Reluctantly, Kelly Cornelius followed.
But as they got within a few yards of the building it was the old woman who came to a sudden halt.
‘Hello,’ she said. ‘Someone’s been mucking around down here. That lock’s been broken.’
She was looking down a flight of steps with a concrete chute on one side which led down to a basement doorway opening into the cellar where her father had stored the supplies of food and wine necessary to entertain his guests.
‘And someone’s been at this door too,’ she went on, turning her attention to the main entrance. ‘The council nailed a bar across it to deter visitors. Kids, I expect. They just do exactly what they want nowadays.’
Kelly laughed and said, ‘That’s rich coming from you!’
‘Don’t be cheeky,’ Feenie reprimanded her. ‘Let’s look inside. I hope for your sake they haven’t been using it as a public loo.’
‘No, hang on,’ said Kelly, her laughter dying.
‘What now?’
The young woman sighed and took a deep breath.

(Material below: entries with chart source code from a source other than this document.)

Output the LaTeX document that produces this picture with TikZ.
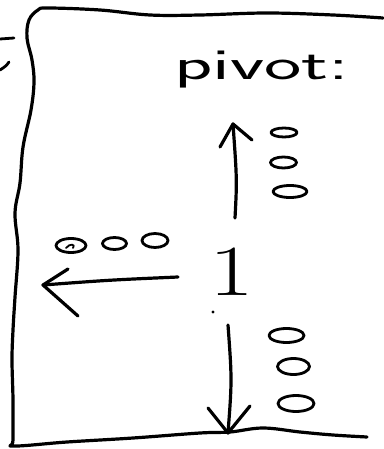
\documentclass[tikz,border=0pt]{standalone}
\begin{document}
\begin{tikzpicture}[x=1pt,y=-1pt,
  pen/.style={line width=3.2pt,line cap=round,line join=round},
  thinpen/.style={line width=2.8pt,line cap=round,line join=round},
  blob/.style={thinpen,draw}]
\useasboundingbox (0,0) rectangle (383,449);

% frame drawn freehand
\draw[pen] plot[smooth,tension=0.6] coordinates {
  (383,18) (333,15) (267,13) (200,15) (150,15) (100,10) (48,8) (38,10)
  (29,20) (27,38) (32,60) (34,82) (31,110) (23,147) (20,183) (15,213)
  (18,250) (15,297) (13,330) (12,360) (13,400) (13,440) (14,446)
  (67,442) (133,438) (200,433) (230,432) (263,428) (300,432) (333,435) (367,437)};

% fragment of a letter at the left edge
\draw[thinpen] (0,39) -- (14,38);
\draw[thinpen] (9,62) .. controls (6,66) .. (0,70);

% label
\node[anchor=base,inner sep=0pt,font=\sffamily\fontsize{44}{44}\selectfont] (piv) at (262,80) {\scalebox{1.8}[1]{pivot:}};

% pivot value
\node[anchor=base,inner sep=0pt,font=\fontsize{72}{72}\selectfont] (one) at (232,295) {\scalebox{1.35}[1]{1}};
\fill (213,312) circle (1.6pt);

% up arrow
\coordinate (upfoot) at (235,218);
\coordinate (uptip) at (233,124);
\draw[pen] (upfoot) .. controls (237,180) .. (uptip);
\draw[pen] (220,147) -- (uptip) -- (252,140);

% left arrow
\coordinate (leftfoot) at (178,277);
\coordinate (lefttip) at (43,285);
\draw[pen] (leftfoot) .. controls (110,280) .. (lefttip);
\draw[pen] (68,269) -- (lefttip) -- (78,316);

% down arrow
\coordinate (downfoot) at (228,325);
\coordinate (downtip) at (228,433);
\draw[pen] (downfoot) .. controls (232,380) .. (downtip);
\draw[pen] (208,408) -- (downtip) -- (250,406);

% elements above the pivot
\draw[blob] (284,132.5) ellipse (13pt and 4.5pt);
\draw[blob] (283.5,162.5) ellipse (13pt and 5.5pt);
\draw[blob] (290,191.5) ellipse (17pt and 6pt);

% elements left of the pivot
\draw[blob] (71,245.5) ellipse (15pt and 7pt);
\draw[thinpen,line width=1.8pt] (66,248) .. controls (70,243) and (76,244) .. (73,248);
\draw[blob] (114.5,243.5) ellipse (12pt and 6pt);
\draw[blob] (155,240.5) ellipse (13pt and 7pt);

% elements below the pivot
\draw[blob] (286.5,335.5) ellipse (17.5pt and 7pt);
\draw[blob] (293.5,366.5) ellipse (16pt and 8pt);
\draw[blob] (296,403.5) ellipse (18pt and 8pt);
\end{tikzpicture}
\end{document}
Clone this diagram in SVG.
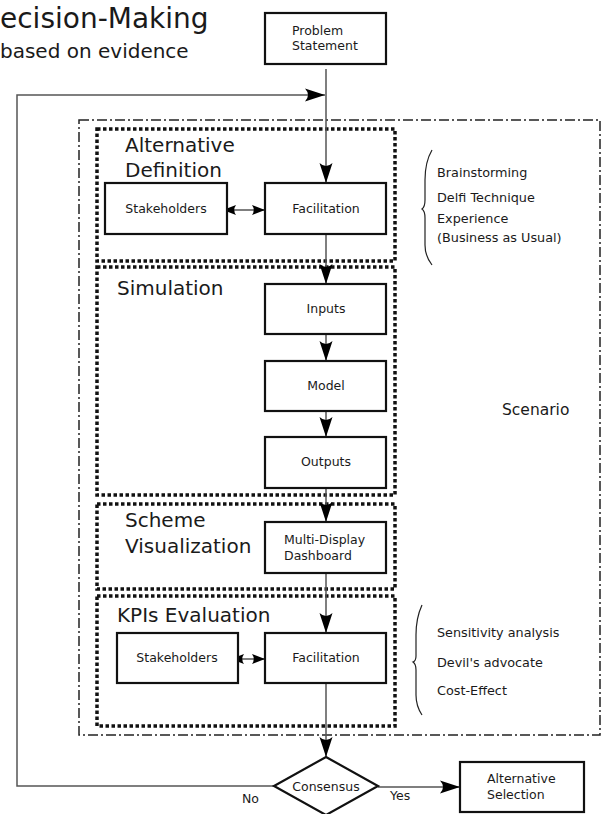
<svg xmlns="http://www.w3.org/2000/svg" width="601" height="814" viewBox="0 0 601 814">
<style>
text{font-family:"DejaVu Sans","Liberation Sans",sans-serif;fill:#1a1a1a}
.node rect,.node polygon{fill:#fff;stroke:#111;stroke-width:2.2}
.t{font-size:12.5px}
.c{text-anchor:middle}
.side{font-size:12.8px}
.grp{fill:none;stroke:#111;stroke-width:3.5;stroke-dasharray:3.5,2.5}
.lbl{font-size:20px}
.conn{fill:none;stroke:#555;stroke-width:1.5}
.brace{fill:none;stroke:#222;stroke-width:1.2}
</style>
<defs>
<marker id="ah" markerUnits="userSpaceOnUse" markerWidth="24" markerHeight="16" viewBox="-21 -8 22 16" refX="0" refY="0" orient="auto-start-reverse">
<path d="M0,0 L-20,-6.5 Q-14,0 -20,6.5 Z" fill="#000"/>
</marker>
<marker id="ahs" markerUnits="userSpaceOnUse" markerWidth="16" markerHeight="12" viewBox="-14 -6 15 12" refX="0" refY="0" orient="auto-start-reverse">
<path d="M0,0 L-13,-5 Q-9.5,0 -13,5 Z" fill="#000"/>
</marker>
</defs>

<g id="title">
<text x="0" y="28" font-size="28">ecision-Making</text>
<text x="0" y="58" font-size="20">based on evidence</text>
</g>

<g id="scenario">
<rect x="79" y="120" width="521" height="615" fill="none" stroke="#222" stroke-width="1.5" stroke-dasharray="10,3,2,3"/>
<text x="502" y="415" font-size="15.5">Scenario</text>
</g>

<g id="alternative-definition">
<rect class="grp" x="97" y="129" width="298" height="132"/>
<text class="lbl" x="125" y="152">Alternative</text>
<text class="lbl" x="125" y="177">Definition</text>
</g>
<g id="simulation">
<rect class="grp" x="97" y="267" width="298" height="228"/>
<text class="lbl" x="117" y="295">Simulation</text>
</g>
<g id="scheme-visualization">
<rect class="grp" x="97" y="504" width="298" height="85"/>
<text class="lbl" x="125" y="527">Scheme</text>
<text class="lbl" x="125" y="553">Visualization</text>
</g>
<g id="kpis-evaluation">
<rect class="grp" x="97" y="596" width="298" height="130"/>
<text class="lbl" x="117" y="622">KPIs Evaluation</text>
</g>

<g id="connectors">
<path class="conn" d="M326,69 V183" marker-end="url(#ah)"/>
<path class="conn" d="M326,234 V284" marker-end="url(#ah)"/>
<path class="conn" d="M326,334 V361" marker-end="url(#ah)"/>
<path class="conn" d="M326,411 V437" marker-end="url(#ah)"/>
<path class="conn" d="M326,488 V522" marker-end="url(#ah)"/>
<path class="conn" d="M326,573 V633" marker-end="url(#ah)"/>
<path class="conn" d="M326,683 V757" marker-end="url(#ah)"/>
<path class="conn" d="M378,787 H460" marker-end="url(#ah)"/>
<path class="conn" d="M274,786 H17 V95 H325" marker-end="url(#ah)"/>
<path class="conn" d="M223,210 H265" marker-start="url(#ahs)" marker-end="url(#ahs)"/>
<path class="conn" d="M231,659 H265" marker-start="url(#ahs)" marker-end="url(#ahs)"/>
</g>

<g id="problem-statement" class="node">
<rect x="265" y="13" width="121" height="51"/>
<text class="t" x="292" y="35">Problem</text>
<text class="t" x="292" y="50">Statement</text>
</g>
<g id="stakeholders-1" class="node">
<rect x="105" y="183" width="122" height="51"/>
<text class="t c" x="166" y="213">Stakeholders</text>
</g>
<g id="facilitation-1" class="node">
<rect x="265" y="183" width="121" height="51"/>
<text class="t c" x="326" y="213">Facilitation</text>
</g>
<g id="inputs" class="node">
<rect x="265" y="284" width="121" height="50"/>
<text class="t c" x="326" y="313">Inputs</text>
</g>
<g id="model" class="node">
<rect x="265" y="361" width="121" height="50"/>
<text class="t c" x="326" y="390">Model</text>
</g>
<g id="outputs" class="node">
<rect x="265" y="437" width="121" height="51"/>
<text class="t c" x="326" y="466">Outputs</text>
</g>
<g id="dashboard" class="node">
<rect x="265" y="522" width="121" height="51"/>
<text class="t" x="284" y="544">Multi-Display</text>
<text class="t" x="284" y="560">Dashboard</text>
</g>
<g id="stakeholders-2" class="node">
<rect x="117" y="633" width="121" height="50"/>
<text class="t c" x="177" y="662">Stakeholders</text>
</g>
<g id="facilitation-2" class="node">
<rect x="265" y="633" width="121" height="50"/>
<text class="t c" x="326" y="662">Facilitation</text>
</g>
<g id="consensus" class="node">
<polygon points="326,757 378,786 326,815 274,786"/>
<text class="t c" x="326" y="791">Consensus</text>
</g>
<g id="alternative-selection" class="node">
<rect x="460" y="762" width="124" height="50"/>
<text class="t" x="487" y="783">Alternative</text>
<text class="t" x="487" y="799">Selection</text>
</g>

<g id="edge-labels">
<text class="t" x="242" y="803">No</text>
<text class="t" x="390" y="800">Yes</text>
</g>

<g id="methods-1">
<path class="brace" d="M432,150 Q425,162 425,180 L425,200 Q425,207 422,209 Q425,211 425,218 L425,245 Q425,256 432,265"/>
<text class="side" x="437" y="177">Brainstorming</text>
<text class="side" x="437" y="202">Delfi Technique</text>
<text class="side" x="437" y="223">Experience</text>
<text class="side" x="437" y="242">(Business as Usual)</text>
</g>
<g id="methods-2">
<path class="brace" d="M422,605 Q416,618 416,635 L416,656 Q416,661 413,662 Q416,664 416,670 L416,695 Q416,706 422,715"/>
<text class="side" x="437" y="637">Sensitivity analysis</text>
<text class="side" x="437" y="667">Devil's advocate</text>
<text class="side" x="437" y="695">Cost-Effect</text>
</g>
</svg>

‘Before we go inside, there’s something I need to tell you,’ she said.
iv
spelt from Sibyl’s leaves
Has anyone here seen Kelly? Kelly from…
And there’s a curious thing.
Not where Kelly has gone. People are always going. Another name, another country, ano
ther life. But no one moves without a trace and late or soon, getting and spending, we work out their whither.
Not to know their whence, though, now that really is curious.
Four years you’ve been on my magic island, child, marooned here by that most princely of pirates, old Silvernob himself, Gaw Sempernel.
Low-level entry, basic details to start with. But not even the most basic checked out.
Kelly Cornelius.
Passport details:
Born London, April 4, 1972. (No confirmatory entry found in any registry of births and deaths.)
Passport issued January 23, 1994. (A Sunday. Not normally a day for issuing passports, which is perhaps why the Passport Agency failed to find any record of it.)
Emergency contact names, to be informed in case of an accident. Only one given (and this made me laugh so much I almost fell out of my chair, which would have been unfortunate as I find it increasingly difficult to get back into it without assistance).
Gawain Sempernel, of this address.
She knows about you, Gawain.
With her command of cyber-space where we all track our spoors, how should she not know? And she knows that you know she knows. And she doesn’t care.
I admire you, my Kelly. And I envy you. For you are young and I am old. You are lithe of limb and can make your escape on two wheels, while I can never escape, though permanently on four. And even out of our bodies and into our other dimension, I am only a cyber-sibyl, ordering my caskets in the confines of my magic island, while you are a cyber-queen of infinite space.
I know this because of what I do not know.
You appeared in England, and on my island, four years ago, a whizz in the world of financial technology, trailing clouds of praise from your previous employers, who have been for the most part financial institutions in the Americas. You’d been a busy bee for one so young, perhaps busier than anyone knew, for when we checked (uninvited, naturally) their personnel files, we found you there all right, but curiously incomplete, one job leading only back to another till suddenly we were back at the one we started with, impossible in real time of course, but someone had created a temporal Möbius strip which not all my best efforts could straighten out without destroying it.